A small black arm reaches out, and I sit as still as I can, hoping against hope that the baby mountain gorilla will climb down and touch me.
Instead, the one-year-old tumbles from the branch, performs two somersaults, and gets distracted by a delicious-looking leaf, which he stuffs in his mouth. We try to muffle our giggles.
Gorilla trekking can be unpredictable.
All of the world’s mountain gorillas—there are just 880—live in the mountains of Uganda, Rwanda, and the Democratic Republic of the Congo. Half live in the Virunga Mountains, along the borders of all three countries; the other half live further north in Uganda’s Bwindi Impenetrable Forest national park. None survive in zoos. Thanks to successful conservation efforts, the population of these critically endangered primates has been growing.
Fit visitors can trek into the rainforest to try to see them—but some sightings are easier to come by than others.
Each morning in the Ruhija region of Bwindi, trackers search for the nests of the five gorilla families that are habituated with humans. Following trails of crushed vegetation, footprints, and droppings, they almost always find each family somewhere in the Impenetrable Forest. When they do, the trackers radio the park rangers, who are already leading their groups of tourists up the paths.
Mountain gorillas are the world’s largest primates and can weigh up to 440 pounds. They need a lot of food, and spend their days looking for it throughout their 41-kilometre-squared home range. This can make it difficult for the humans wanting to catch a glimpse of them.
At the beginning of the day, I think our group is lucky. We walk up a wide path for only 45 minutes and then receive the radio call that the trackers have spotted our “assigned” gorilla family. We’re at altitude—our base camp briefing was at 7,700 feet—so we huff and puff a little. But the going has been easy. In comparison, I heard about a recent group that followed the gorillas for a seven-hour trek, before the family decided to rest in a clearing just 20 minutes from the briefing area. The animals’ itineraries can’t be foretold.

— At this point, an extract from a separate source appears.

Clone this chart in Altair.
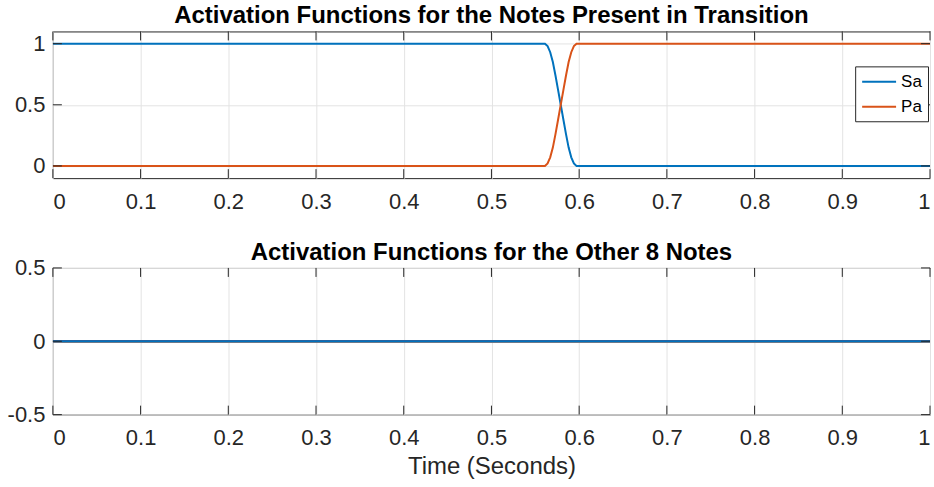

While we congratulate ourselves on having an “easy” family to find, our ranger, John Tugumisirize, interrupts with a complication. The silverback from another family has recently stolen two females from ours, and it seems that our silverback has taken off to try to get them back. The remaining seven gorillas, all females and their young, will therefore likely be skittish without the male’s protection.
Tugumisirize takes out his machete and begins to hack a trail through the jungle. Leaving our nice wide pathway, we follow him into the dense, dry forest. After just a few minutes, though, we realize we are surrounded by gorillas. Trying to adjust our cameras for the dim light, we snap photos. But they are soon on the move.
During a typical mountain gorilla encounter, the family sits in a clearing where they groom each other, eat, and watch the juveniles play. Humans are allowed to watch for an hour and take photos from a distance of 23 feet.
We don’t have a typical encounter, however. The gorillas don’t know about the 23-feet rule, and can come as close to us as they want.
With their silverback picking fights and rescuing maidens, our gorillas don’t sit still for long. They surprise us, coming out of the surrounding trees (which is when I thought the baby might touch me)—but they don’t seem to mind our presence in the least. The younger ones put on a few acrobatic performances while we ooh and ahh under our breath. The mother of the one-year-old eyes us on occasion, jaws grinding through endless helpings of leaves. But mostly they ignore us while they search for and eat food.
Following the gorillas through the rainforest isn’t easy, but it is manageable. The family doesn’t move quickly, and they stop frequently; sometimes we follow them, and sometimes they follow us. We walk mostly downhill, occasionally needing to grab onto vines to prevent a steep descent from turning into a somersaulting tumble. We know we’re not as agile as the baby gorilla.
Our biggest challenge comes when it is time to head back. Distracted by how close the gorillas have come, we had not realized just how far we’d descended into the valley. Our unconventional journey with the gorillas has led to an outcome we failed to predict: we need to climb back up to return to base. This is when I realize just how impenetrable the Bwindi Impenetrable Forest really is.
The trackers return our walking sticks to us (they hide them from the gorillas, who find them threatening). The sticks are essential for our ascent. To climb the 75-to-80-degree slopes, I need to haul on a vine with one hand while using the other on the stick to lever myself up.
Sweaty and covered in dirt, we’re exhilarated and exhausted when we finally arrive back at base. The already-returned rangers greet us with applause and encouragement: “Congratulations for penetrating the impenetrable!” The only thing you can guarantee about a Ugandan mountain gorilla experience is that each one will be different, and each one will be amazing.